▸ **WHAT YOU NEED TO DO**: Repeat every line exactly, keeping the pictures out of the copy.

▸ **DATA SEGMENT**:
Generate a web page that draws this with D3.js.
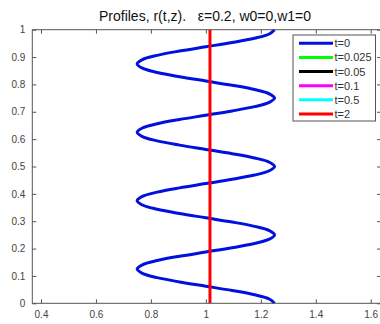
<!DOCTYPE html>
<html><head><meta charset="utf-8">
<script src="https://cdn.jsdelivr.net/npm/d3@7"></script>
<style>body{margin:0;background:#fff;}svg{display:block;}</style>
</head><body>
<svg id="c" width="380" height="324"></svg>
<script>
const titleText = "Profiles, r(t,z).   \u03b5=0.2, w0=0,w1=0";
const xTicks = [0.4, 0.6, 0.8, 1, 1.2, 1.4, 1.6];
const yTicks = [0, 0.1, 0.2, 0.3, 0.4, 0.5, 0.6, 0.7, 0.8, 0.9, 1];
const legendLabels = ["t=0", "t=0.025", "t=0.05", "t=0.1", "t=0.5", "t=2"];
const legendColors = ["#0010dd", "#00ff00", "#000000", "#ff00ff", "#00ffff", "#ff0000"];
// t=0 profile: z (0..1 step 1/64) and r
const zT0 = [0,0.015625,0.03125,0.046875,0.0625,0.078125,0.09375,0.109375,0.125,0.140625,0.15625,0.171875,0.1875,0.203125,0.21875,0.234375,
  0.25,0.265625,0.28125,0.296875,0.3125,0.328125,0.34375,0.359375,0.375,0.390625,0.40625,0.421875,0.4375,0.453125,0.46875,0.484375,
  0.5,0.515625,0.53125,0.546875,0.5625,0.578125,0.59375,0.609375,0.625,0.640625,0.65625,0.671875,0.6875,0.703125,0.71875,0.734375,
  0.75,0.765625,0.78125,0.796875,0.8125,0.828125,0.84375,0.859375,0.875,0.890625,0.90625,0.921875,0.9375,0.953125,0.96875,0.984375,1];
const rT0 = [1.25,1.231,1.177,1.096,1.0,0.904,0.823,0.769,0.75,0.769,0.823,0.904,1.0,1.096,1.177,1.231,
  1.25,1.231,1.177,1.096,1.0,0.904,0.823,0.769,0.75,0.769,0.823,0.904,1.0,1.096,1.177,1.231,
  1.25,1.231,1.177,1.096,1.0,0.904,0.823,0.769,0.75,0.769,0.823,0.904,1.0,1.096,1.177,1.231,
  1.25,1.231,1.177,1.096,1.0,0.904,0.823,0.769,0.75,0.769,0.823,0.904,1.0,1.096,1.177,1.231,1.25];
// t=2 profile
const zT2 = [0, 1];
const rT2 = [1.015, 1.015];

const svg = d3.select("#c");
const L = 32.3, R = 381, T = 29.7, B = 303.3;
const x = d3.scaleLinear().domain([0.4, 1.6]).range([41, 370.7]);
const y = d3.scaleLinear().domain([0, 1]).range([B, T]);
const axisColor = "#555";
const font = "'Liberation Sans', Arial, sans-serif";

// data lines
const line = d3.line().x(d => x(d[0])).y(d => y(d[1])).curve(d3.curveCatmullRom);
svg.append("path").datum(zT0.map((z, i) => [rT0[i], z]))
  .attr("d", line).attr("fill", "none").attr("stroke", legendColors[0]).attr("stroke-width", 3);
svg.append("path").datum(zT2.map((z, i) => [rT2[i], z]))
  .attr("d", d3.line().x(d => x(d[0])).y(d => y(d[1])))
  .attr("fill", "none").attr("stroke", legendColors[5]).attr("stroke-width", 3);

// axes
const gx = svg.append("g").attr("transform", `translate(0,${B})`)
  .call(d3.axisBottom(x).tickValues(xTicks).tickSizeInner(-4).tickSizeOuter(0).tickPadding(8).tickFormat(d3.format("")));
const gxt = svg.append("g").attr("transform", `translate(0,${T})`)
  .call(d3.axisTop(x).tickValues(xTicks).tickSizeInner(-4).tickSizeOuter(0).tickFormat(""));
const gy = svg.append("g").attr("transform", `translate(${L},0)`)
  .call(d3.axisLeft(y).tickValues(yTicks).tickSizeInner(-4).tickSizeOuter(0).tickPadding(7).tickFormat(d3.format("")));
const gyr = svg.append("g").attr("transform", `translate(${R},0)`)
  .call(d3.axisRight(y).tickValues(yTicks).tickSizeInner(-4).tickSizeOuter(0).tickFormat(""));
[gx, gxt, gy, gyr].forEach(g => {
  g.select(".domain").remove();
  g.selectAll(".tick line").attr("stroke", axisColor);
  g.selectAll(".tick text").attr("fill", "#444").style("font-family", font).style("font-size", "10px");
});
svg.append("rect").attr("x", L).attr("y", T).attr("width", R - L).attr("height", B - T)
  .attr("fill", "none").attr("stroke", axisColor).attr("stroke-width", 1);

// title
svg.append("text").attr("x", 205).attr("y", 21).attr("text-anchor", "middle")
  .style("white-space", "pre").attr("xml:space", "preserve")
  .style("font-family", font).style("font-size", "14px").attr("fill", "#111").text(titleText);

// legend
const lg = svg.append("g");
lg.append("rect").attr("x", 293).attr("y", 35).attr("width", 82.5).attr("height", 86)
  .attr("fill", "#fff").attr("stroke", axisColor).attr("stroke-width", 1);
const ly = d3.scaleLinear().domain([0, 5]).range([43.3, 114]);
legendLabels.forEach((lab, i) => {
  lg.append("line").attr("x1", 299).attr("x2", 333).attr("y1", ly(i)).attr("y2", ly(i))
    .attr("stroke", legendColors[i]).attr("stroke-width", 3);
  lg.append("text").attr("x", 334.5).attr("y", ly(i) + 4).style("font-family", font)
    .style("font-size", "11px").attr("fill", "#333").text(lab);
});
</script>
</body></html>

▸ **EXPECTED ANSWER**:
Generate a web page that draws this with D3.js.
<!DOCTYPE html>
<html><head><meta charset="utf-8">
<script src="https://cdn.jsdelivr.net/npm/d3@7"></script>
<style>body{margin:0;background:#fff;}svg{display:block;}</style>
</head><body>
<svg id="c" width="380" height="324"></svg>
<script>
const titleText = "Profiles, r(t,z).   \u03b5=0.2, w0=0,w1=0";
const xTicks = [0.4, 0.6, 0.8, 1, 1.2, 1.4, 1.6];
const yTicks = [0, 0.1, 0.2, 0.3, 0.4, 0.5, 0.6, 0.7, 0.8, 0.9, 1];
const legendLabels = ["t=0", "t=0.025", "t=0.05", "t=0.1", "t=0.5", "t=2"];
const legendColors = ["#0010dd", "#00ff00", "#000000", "#ff00ff", "#00ffff", "#ff0000"];
// t=0 profile: z (0..1 step 1/64) and r
const zT0 = [0,0.015625,0.03125,0.046875,0.0625,0.078125,0.09375,0.109375,0.125,0.140625,0.15625,0.171875,0.1875,0.203125,0.21875,0.234375,
  0.25,0.265625,0.28125,0.296875,0.3125,0.328125,0.34375,0.359375,0.375,0.390625,0.40625,0.421875,0.4375,0.453125,0.46875,0.484375,
  0.5,0.515625,0.53125,0.546875,0.5625,0.578125,0.59375,0.609375,0.625,0.640625,0.65625,0.671875,0.6875,0.703125,0.71875,0.734375,
  0.75,0.765625,0.78125,0.796875,0.8125,0.828125,0.84375,0.859375,0.875,0.890625,0.90625,0.921875,0.9375,0.953125,0.96875,0.984375,1];
const rT0 = [1.25,1.231,1.177,1.096,1.0,0.904,0.823,0.769,0.75,0.769,0.823,0.904,1.0,1.096,1.177,1.231,
  1.25,1.231,1.177,1.096,1.0,0.904,0.823,0.769,0.75,0.769,0.823,0.904,1.0,1.096,1.177,1.231,
  1.25,1.231,1.177,1.096,1.0,0.904,0.823,0.769,0.75,0.769,0.823,0.904,1.0,1.096,1.177,1.231,
  1.25,1.231,1.177,1.096,1.0,0.904,0.823,0.769,0.75,0.769,0.823,0.904,1.0,1.096,1.177,1.231,1.25];
// t=2 profile
const zT2 = [0, 1];
const rT2 = [1.015, 1.015];

const svg = d3.select("#c");
const L = 32.3, R = 381, T = 29.7, B = 303.3;
const x = d3.scaleLinear().domain([0.4, 1.6]).range([41, 370.7]);
const y = d3.scaleLinear().domain([0, 1]).range([B, T]);
const axisColor = "#555";
const font = "'Liberation Sans', Arial, sans-serif";

// data lines
const line = d3.line().x(d => x(d[0])).y(d => y(d[1])).curve(d3.curveCatmullRom);
svg.append("path").datum(zT0.map((z, i) => [rT0[i], z]))
  .attr("d", line).attr("fill", "none").attr("stroke", legendColors[0]).attr("stroke-width", 3);
svg.append("path").datum(zT2.map((z, i) => [rT2[i], z]))
  .attr("d", d3.line().x(d => x(d[0])).y(d => y(d[1])))
  .attr("fill", "none").attr("stroke", legendColors[5]).attr("stroke-width", 3);

// axes
const gx = svg.append("g").attr("transform", `translate(0,${B})`)
  .call(d3.axisBottom(x).tickValues(xTicks).tickSizeInner(-4).tickSizeOuter(0).tickPadding(8).tickFormat(d3.format("")));
const gxt = svg.append("g").attr("transform", `translate(0,${T})`)
  .call(d3.axisTop(x).tickValues(xTicks).tickSizeInner(-4).tickSizeOuter(0).tickFormat(""));
const gy = svg.append("g").attr("transform", `translate(${L},0)`)
  .call(d3.axisLeft(y).tickValues(yTicks).tickSizeInner(-4).tickSizeOuter(0).tickPadding(7).tickFormat(d3.format("")));
const gyr = svg.append("g").attr("transform", `translate(${R},0)`)
  .call(d3.axisRight(y).tickValues(yTicks).tickSizeInner(-4).tickSizeOuter(0).tickFormat(""));
[gx, gxt, gy, gyr].forEach(g => {
  g.select(".domain").remove();
  g.selectAll(".tick line").attr("stroke", axisColor);
  g.selectAll(".tick text").attr("fill", "#444").style("font-family", font).style("font-size", "10px");
});
svg.append("rect").attr("x", L).attr("y", T).attr("width", R - L).attr("height", B - T)
  .attr("fill", "none").attr("stroke", axisColor).attr("stroke-width", 1);

// title
svg.append("text").attr("x", 205).attr("y", 21).attr("text-anchor", "middle")
  .style("white-space", "pre").attr("xml:space", "preserve")
  .style("font-family", font).style("font-size", "14px").attr("fill", "#111").text(titleText);

// legend
const lg = svg.append("g");
lg.append("rect").attr("x", 293).attr("y", 35).attr("width", 82.5).attr("height", 86)
  .attr("fill", "#fff").attr("stroke", axisColor).attr("stroke-width", 1);
const ly = d3.scaleLinear().domain([0, 5]).range([43.3, 114]);
legendLabels.forEach((lab, i) => {
  lg.append("line").attr("x1", 299).attr("x2", 333).attr("y1", ly(i)).attr("y2", ly(i))
    .attr("stroke", legendColors[i]).attr("stroke-width", 3);
  lg.append("text").attr("x", 334.5).attr("y", ly(i) + 4).style("font-family", font)
    .style("font-size", "11px").attr("fill", "#333").text(lab);
});
</script>
</body></html>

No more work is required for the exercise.